(Data records)
◆ ◆ ◆ ◆ ◆ ◆ ◆

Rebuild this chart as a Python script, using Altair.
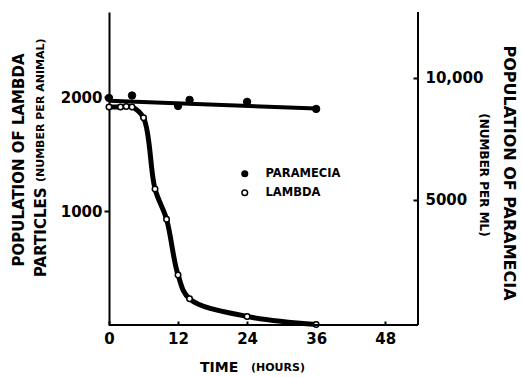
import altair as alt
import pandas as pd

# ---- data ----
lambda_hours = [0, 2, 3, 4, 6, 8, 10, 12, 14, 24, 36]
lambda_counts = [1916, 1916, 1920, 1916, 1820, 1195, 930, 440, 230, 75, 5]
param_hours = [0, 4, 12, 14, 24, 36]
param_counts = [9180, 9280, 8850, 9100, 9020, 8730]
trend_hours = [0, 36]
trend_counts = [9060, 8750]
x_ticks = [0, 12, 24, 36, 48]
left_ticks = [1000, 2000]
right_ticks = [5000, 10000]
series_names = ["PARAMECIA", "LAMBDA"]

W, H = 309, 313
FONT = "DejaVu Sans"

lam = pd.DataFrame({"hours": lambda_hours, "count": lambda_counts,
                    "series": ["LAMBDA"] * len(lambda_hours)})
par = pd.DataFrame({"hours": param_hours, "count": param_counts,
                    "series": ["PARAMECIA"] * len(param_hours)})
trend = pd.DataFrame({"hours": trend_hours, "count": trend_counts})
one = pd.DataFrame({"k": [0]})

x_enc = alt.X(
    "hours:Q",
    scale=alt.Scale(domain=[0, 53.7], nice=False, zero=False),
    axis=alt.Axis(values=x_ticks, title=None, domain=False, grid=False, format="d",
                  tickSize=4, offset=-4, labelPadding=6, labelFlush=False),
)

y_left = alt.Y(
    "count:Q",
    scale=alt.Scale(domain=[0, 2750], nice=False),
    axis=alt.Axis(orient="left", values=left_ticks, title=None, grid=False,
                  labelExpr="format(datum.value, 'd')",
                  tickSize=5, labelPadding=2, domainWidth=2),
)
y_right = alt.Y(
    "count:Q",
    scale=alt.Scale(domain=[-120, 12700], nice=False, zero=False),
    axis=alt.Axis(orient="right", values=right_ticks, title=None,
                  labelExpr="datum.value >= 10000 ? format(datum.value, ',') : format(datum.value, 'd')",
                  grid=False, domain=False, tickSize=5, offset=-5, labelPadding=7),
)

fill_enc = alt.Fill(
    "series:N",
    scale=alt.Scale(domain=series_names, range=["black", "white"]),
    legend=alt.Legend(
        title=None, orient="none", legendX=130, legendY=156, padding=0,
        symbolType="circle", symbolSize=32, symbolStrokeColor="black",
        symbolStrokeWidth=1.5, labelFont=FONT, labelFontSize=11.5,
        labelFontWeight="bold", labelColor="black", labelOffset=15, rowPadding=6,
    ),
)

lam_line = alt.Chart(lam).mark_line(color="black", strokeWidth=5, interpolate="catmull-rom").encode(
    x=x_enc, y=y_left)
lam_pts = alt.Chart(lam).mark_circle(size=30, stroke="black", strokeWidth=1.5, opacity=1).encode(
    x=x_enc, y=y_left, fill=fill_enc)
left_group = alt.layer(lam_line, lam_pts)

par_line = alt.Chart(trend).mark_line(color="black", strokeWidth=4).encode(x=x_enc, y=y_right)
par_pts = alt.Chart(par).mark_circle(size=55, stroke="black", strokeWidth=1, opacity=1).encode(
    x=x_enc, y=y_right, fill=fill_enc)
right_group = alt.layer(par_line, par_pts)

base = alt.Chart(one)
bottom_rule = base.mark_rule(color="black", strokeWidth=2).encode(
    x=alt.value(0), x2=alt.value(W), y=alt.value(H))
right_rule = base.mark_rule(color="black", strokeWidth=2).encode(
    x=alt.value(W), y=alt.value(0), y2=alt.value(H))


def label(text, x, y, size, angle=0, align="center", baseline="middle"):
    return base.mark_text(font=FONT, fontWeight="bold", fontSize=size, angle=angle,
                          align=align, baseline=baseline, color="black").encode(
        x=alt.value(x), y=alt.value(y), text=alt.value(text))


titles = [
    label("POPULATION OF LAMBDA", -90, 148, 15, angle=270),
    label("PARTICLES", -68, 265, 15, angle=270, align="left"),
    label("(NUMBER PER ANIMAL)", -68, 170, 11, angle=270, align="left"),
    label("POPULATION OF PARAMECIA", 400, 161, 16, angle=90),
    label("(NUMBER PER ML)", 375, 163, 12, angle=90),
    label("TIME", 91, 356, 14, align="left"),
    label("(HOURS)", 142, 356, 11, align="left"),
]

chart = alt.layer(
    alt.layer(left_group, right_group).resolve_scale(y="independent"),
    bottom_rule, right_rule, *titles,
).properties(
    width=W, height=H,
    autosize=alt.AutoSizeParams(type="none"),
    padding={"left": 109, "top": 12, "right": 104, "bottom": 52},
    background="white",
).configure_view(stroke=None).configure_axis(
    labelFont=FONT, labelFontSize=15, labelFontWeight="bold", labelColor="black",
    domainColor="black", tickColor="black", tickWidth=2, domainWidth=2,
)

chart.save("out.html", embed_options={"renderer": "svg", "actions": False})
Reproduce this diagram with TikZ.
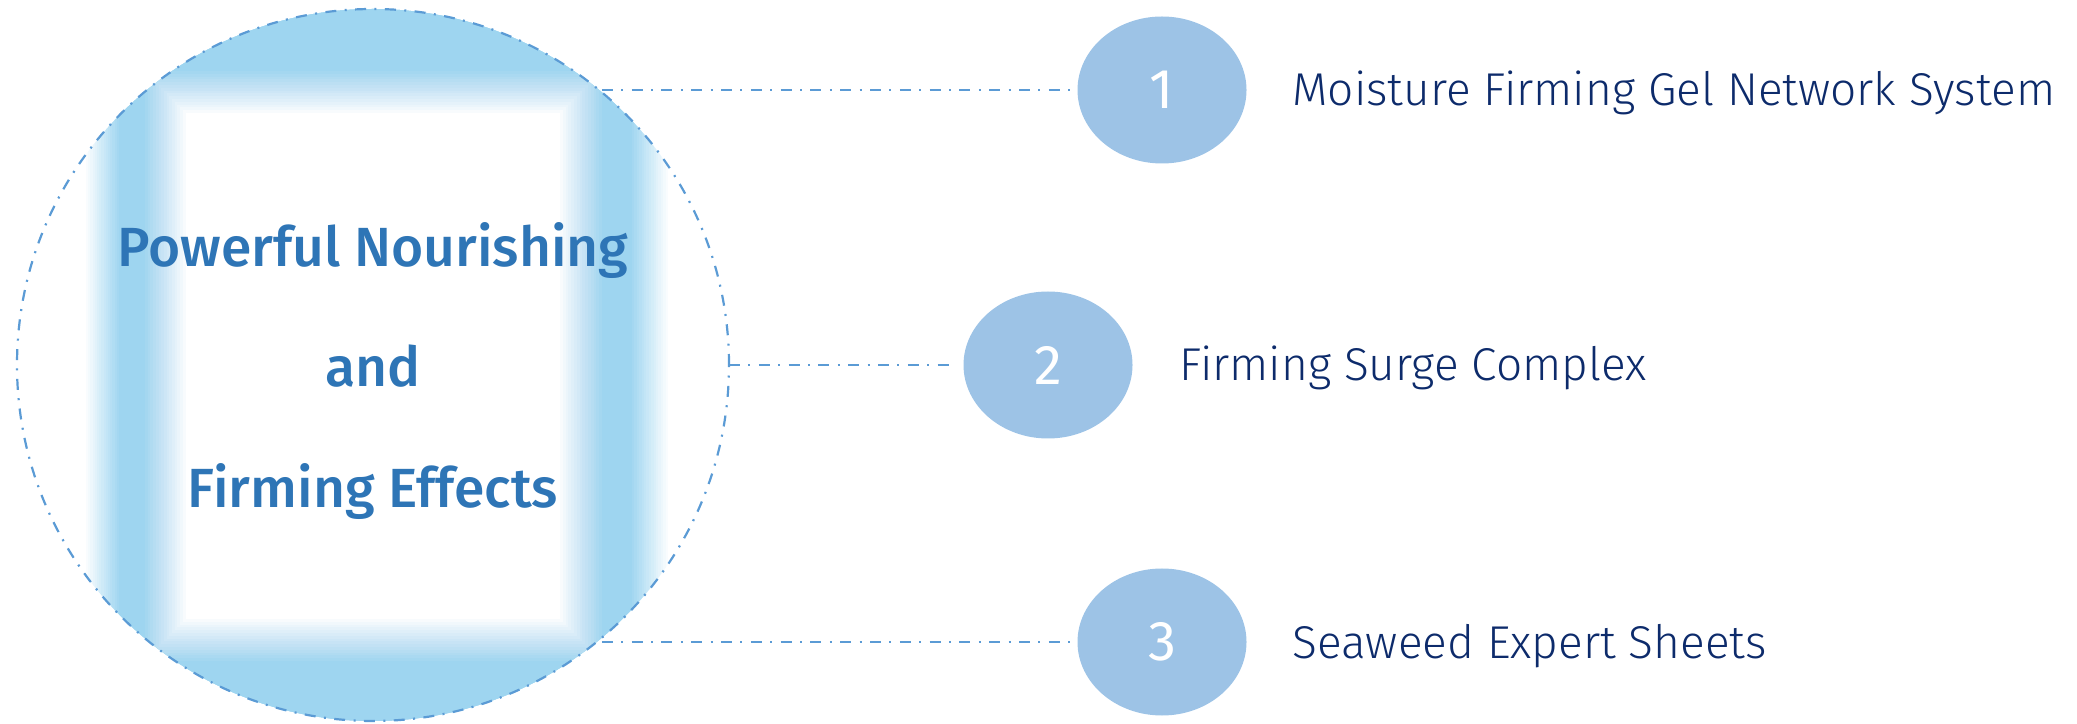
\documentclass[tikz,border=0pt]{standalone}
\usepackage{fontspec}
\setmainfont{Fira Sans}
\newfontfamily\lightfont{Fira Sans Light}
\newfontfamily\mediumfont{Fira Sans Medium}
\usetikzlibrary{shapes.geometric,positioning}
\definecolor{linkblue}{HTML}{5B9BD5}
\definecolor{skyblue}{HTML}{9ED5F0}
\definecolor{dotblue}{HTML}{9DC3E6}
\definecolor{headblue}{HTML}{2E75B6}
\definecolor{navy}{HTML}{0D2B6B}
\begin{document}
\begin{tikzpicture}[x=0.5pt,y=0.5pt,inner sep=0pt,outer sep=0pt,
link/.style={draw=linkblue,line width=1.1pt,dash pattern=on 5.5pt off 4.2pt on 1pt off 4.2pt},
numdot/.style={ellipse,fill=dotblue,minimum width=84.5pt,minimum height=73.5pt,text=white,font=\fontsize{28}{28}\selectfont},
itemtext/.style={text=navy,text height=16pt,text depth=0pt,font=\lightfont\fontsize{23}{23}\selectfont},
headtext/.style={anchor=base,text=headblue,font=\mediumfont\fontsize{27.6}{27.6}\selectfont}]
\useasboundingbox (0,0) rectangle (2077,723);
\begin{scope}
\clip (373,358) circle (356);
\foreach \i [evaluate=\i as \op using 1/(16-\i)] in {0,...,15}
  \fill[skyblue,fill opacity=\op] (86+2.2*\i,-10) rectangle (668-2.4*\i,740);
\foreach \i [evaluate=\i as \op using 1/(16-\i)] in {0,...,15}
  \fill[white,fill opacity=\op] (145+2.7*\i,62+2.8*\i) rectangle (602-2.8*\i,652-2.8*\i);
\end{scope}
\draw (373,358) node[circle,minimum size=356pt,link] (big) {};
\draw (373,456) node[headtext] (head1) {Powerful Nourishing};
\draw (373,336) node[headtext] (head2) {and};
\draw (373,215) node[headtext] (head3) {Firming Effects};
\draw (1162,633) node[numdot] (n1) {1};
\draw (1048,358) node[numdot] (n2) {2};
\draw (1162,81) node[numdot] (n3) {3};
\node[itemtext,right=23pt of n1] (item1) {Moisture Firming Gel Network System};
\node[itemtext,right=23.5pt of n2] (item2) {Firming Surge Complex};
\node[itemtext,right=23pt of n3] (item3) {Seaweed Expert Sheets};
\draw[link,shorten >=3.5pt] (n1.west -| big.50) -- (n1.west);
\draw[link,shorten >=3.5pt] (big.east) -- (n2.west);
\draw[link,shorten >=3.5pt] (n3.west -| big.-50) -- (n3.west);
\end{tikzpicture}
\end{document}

◆ ◆ ◆ ◆ ◆ ◆ ◆

_WHAT YOU SHOULD DO_: Copy nothing but the lines from the first one in the listing through the line with "import pandas as pd", and omit the pictures.

_SOLVED EXERCISE_:
Rebuild this chart as a Python script, using Altair.
import altair as alt
import pandas as pd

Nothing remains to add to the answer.